(Source code of charts)
+===+

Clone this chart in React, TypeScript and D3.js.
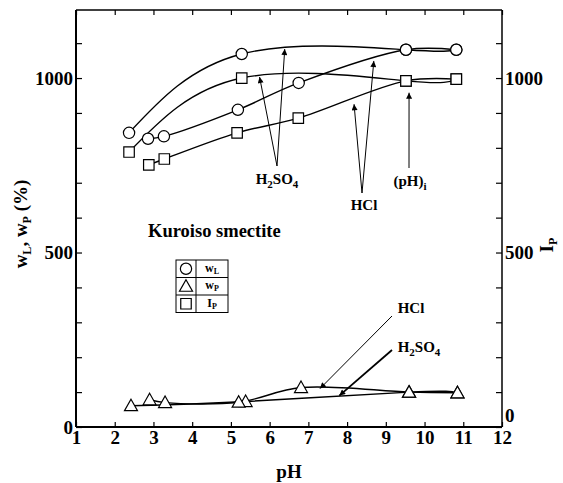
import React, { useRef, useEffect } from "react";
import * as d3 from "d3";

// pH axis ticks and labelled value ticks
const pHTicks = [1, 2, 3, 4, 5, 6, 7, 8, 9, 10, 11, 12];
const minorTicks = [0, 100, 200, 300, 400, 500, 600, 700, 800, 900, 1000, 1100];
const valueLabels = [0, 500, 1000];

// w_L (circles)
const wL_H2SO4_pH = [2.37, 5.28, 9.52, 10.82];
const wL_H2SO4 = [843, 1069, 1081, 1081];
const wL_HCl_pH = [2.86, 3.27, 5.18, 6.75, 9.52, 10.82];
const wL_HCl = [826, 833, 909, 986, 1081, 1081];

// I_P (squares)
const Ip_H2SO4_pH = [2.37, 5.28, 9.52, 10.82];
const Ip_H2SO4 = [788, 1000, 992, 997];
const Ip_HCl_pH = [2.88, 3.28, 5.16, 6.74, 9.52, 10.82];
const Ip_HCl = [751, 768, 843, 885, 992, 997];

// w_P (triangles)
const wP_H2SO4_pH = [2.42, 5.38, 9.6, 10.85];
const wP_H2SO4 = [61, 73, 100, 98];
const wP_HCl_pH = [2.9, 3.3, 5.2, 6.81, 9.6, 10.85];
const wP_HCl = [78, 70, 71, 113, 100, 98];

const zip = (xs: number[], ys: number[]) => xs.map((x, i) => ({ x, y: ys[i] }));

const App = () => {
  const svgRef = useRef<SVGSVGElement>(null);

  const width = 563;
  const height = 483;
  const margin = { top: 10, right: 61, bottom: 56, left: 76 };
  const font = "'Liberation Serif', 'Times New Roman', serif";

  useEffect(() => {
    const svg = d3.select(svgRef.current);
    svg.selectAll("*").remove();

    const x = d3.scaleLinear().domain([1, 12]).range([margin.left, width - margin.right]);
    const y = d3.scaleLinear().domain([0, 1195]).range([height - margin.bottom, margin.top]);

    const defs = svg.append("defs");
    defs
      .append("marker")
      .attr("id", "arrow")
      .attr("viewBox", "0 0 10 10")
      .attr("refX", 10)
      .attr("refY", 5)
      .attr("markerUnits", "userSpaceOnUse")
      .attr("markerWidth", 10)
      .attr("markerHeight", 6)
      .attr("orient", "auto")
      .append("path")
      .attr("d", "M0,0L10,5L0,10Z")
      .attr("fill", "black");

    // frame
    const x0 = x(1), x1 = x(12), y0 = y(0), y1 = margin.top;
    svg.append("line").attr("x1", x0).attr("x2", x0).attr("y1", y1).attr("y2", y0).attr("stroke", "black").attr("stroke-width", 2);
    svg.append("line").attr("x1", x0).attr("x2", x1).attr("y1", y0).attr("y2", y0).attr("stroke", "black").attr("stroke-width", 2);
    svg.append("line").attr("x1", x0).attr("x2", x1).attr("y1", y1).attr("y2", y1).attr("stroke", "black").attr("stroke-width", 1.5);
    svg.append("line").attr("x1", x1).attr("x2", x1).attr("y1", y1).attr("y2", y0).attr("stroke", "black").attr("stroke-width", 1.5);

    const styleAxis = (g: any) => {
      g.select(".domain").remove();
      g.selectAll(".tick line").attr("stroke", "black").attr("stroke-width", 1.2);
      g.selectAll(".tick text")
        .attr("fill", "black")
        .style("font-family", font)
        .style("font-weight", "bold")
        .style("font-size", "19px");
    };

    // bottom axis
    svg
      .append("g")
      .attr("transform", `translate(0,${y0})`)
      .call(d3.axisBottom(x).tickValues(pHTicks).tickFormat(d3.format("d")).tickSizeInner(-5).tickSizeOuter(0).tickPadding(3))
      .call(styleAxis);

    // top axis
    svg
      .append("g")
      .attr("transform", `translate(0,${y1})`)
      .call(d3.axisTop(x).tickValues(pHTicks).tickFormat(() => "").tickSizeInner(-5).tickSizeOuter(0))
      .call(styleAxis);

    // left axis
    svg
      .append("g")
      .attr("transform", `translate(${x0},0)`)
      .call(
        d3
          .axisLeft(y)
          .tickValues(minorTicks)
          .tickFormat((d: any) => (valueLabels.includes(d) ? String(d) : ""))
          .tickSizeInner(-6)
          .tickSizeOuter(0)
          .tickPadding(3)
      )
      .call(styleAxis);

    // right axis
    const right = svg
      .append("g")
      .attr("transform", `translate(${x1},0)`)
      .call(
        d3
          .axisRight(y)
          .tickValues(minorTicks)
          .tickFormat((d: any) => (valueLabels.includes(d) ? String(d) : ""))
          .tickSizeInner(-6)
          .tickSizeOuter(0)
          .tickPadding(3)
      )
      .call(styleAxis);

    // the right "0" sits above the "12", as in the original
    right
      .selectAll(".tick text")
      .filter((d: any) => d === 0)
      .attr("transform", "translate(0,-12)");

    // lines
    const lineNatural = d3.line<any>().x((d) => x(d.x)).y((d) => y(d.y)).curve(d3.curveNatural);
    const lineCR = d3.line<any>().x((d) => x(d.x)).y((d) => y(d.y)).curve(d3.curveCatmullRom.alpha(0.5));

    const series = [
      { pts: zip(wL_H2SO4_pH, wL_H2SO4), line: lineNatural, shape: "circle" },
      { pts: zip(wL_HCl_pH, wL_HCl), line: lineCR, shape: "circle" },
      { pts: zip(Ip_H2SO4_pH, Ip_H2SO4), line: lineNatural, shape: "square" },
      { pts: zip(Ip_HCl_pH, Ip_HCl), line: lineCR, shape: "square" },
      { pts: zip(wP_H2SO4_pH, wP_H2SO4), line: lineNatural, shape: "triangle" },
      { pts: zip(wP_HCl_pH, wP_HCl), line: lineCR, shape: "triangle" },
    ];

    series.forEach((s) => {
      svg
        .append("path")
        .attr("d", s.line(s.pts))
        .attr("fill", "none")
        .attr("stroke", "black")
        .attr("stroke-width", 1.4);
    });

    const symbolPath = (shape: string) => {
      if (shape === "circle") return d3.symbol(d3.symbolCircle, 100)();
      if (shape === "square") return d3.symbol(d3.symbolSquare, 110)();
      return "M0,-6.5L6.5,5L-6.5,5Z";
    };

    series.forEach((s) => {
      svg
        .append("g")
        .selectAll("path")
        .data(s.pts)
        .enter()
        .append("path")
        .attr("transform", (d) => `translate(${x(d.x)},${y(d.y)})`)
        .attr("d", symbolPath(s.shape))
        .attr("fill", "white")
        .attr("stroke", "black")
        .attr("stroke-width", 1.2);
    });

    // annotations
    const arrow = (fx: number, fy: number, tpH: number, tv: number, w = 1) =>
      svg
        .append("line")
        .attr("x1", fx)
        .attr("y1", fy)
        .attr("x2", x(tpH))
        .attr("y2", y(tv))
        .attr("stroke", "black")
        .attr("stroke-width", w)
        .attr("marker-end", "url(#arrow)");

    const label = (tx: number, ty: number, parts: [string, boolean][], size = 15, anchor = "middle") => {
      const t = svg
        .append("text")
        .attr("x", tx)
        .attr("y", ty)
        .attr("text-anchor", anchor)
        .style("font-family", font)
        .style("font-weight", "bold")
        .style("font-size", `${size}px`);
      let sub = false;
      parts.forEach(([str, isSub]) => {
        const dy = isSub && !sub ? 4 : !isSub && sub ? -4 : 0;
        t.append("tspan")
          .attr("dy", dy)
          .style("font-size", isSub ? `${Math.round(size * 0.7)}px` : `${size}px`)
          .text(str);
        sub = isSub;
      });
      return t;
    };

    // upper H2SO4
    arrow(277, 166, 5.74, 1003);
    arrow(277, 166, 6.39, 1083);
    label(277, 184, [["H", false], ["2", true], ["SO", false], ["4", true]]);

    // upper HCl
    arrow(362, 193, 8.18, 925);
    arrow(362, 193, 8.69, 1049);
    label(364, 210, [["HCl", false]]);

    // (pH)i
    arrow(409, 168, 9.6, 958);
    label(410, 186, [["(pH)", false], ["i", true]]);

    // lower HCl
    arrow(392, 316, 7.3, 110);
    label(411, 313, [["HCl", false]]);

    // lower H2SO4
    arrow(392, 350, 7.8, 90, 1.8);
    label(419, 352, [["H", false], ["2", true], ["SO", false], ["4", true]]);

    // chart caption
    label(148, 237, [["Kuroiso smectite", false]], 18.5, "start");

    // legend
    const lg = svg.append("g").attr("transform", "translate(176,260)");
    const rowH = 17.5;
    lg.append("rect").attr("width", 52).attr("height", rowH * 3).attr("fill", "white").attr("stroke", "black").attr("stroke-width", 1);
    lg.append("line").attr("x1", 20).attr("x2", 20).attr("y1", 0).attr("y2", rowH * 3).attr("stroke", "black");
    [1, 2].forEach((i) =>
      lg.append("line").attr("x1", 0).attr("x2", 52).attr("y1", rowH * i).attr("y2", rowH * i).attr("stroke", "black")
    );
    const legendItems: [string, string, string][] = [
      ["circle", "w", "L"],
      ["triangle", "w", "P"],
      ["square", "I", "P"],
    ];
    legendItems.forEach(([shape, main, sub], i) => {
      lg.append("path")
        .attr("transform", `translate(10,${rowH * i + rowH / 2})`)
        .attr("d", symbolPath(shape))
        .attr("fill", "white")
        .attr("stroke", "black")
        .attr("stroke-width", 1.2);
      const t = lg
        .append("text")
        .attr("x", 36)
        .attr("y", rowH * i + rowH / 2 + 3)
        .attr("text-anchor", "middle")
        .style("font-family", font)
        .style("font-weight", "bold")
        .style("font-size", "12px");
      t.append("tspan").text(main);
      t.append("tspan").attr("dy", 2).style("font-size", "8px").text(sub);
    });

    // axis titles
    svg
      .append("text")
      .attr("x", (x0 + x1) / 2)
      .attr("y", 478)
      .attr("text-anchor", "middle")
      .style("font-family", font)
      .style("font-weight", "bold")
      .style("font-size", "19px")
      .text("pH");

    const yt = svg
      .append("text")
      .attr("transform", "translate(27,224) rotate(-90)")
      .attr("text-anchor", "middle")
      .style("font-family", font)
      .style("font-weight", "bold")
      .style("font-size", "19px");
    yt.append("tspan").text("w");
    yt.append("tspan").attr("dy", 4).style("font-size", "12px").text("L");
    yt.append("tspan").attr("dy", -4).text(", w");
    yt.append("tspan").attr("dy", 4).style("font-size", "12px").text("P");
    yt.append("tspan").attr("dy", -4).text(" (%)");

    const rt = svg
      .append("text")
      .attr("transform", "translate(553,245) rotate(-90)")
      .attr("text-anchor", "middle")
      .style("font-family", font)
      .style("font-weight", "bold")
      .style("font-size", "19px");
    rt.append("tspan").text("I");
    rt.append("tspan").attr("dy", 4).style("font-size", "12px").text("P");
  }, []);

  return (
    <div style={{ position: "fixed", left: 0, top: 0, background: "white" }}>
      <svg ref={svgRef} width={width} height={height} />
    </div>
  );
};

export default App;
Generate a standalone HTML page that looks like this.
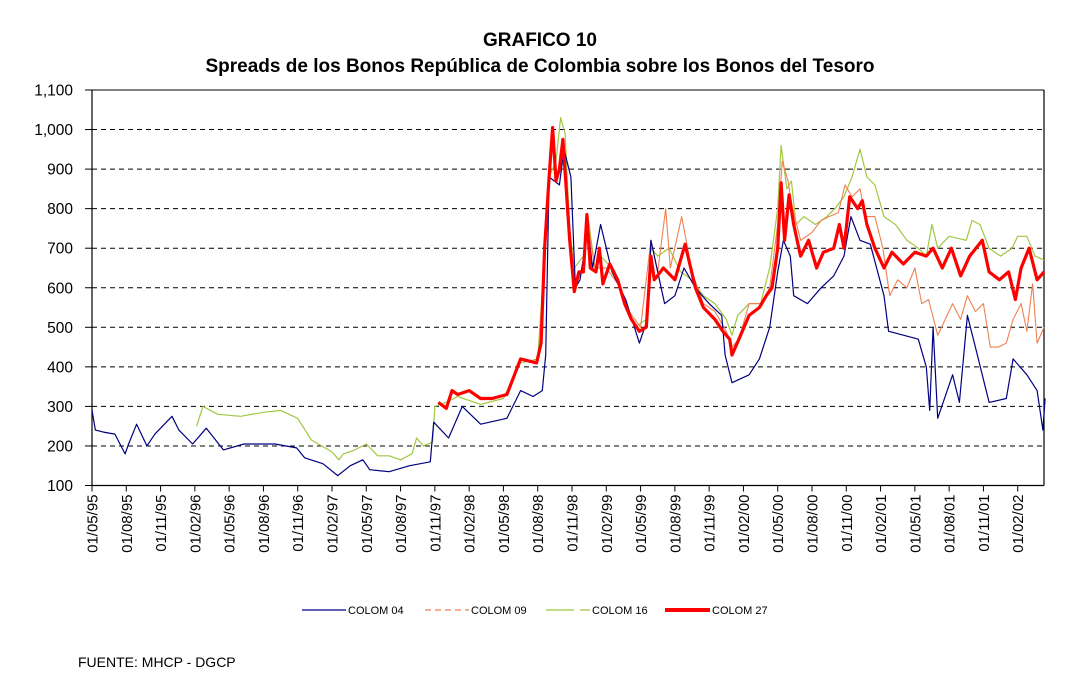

+===+

YOUR GOAL: Count the lines above that contain the word "this". Give only the number.

ANSWER: 2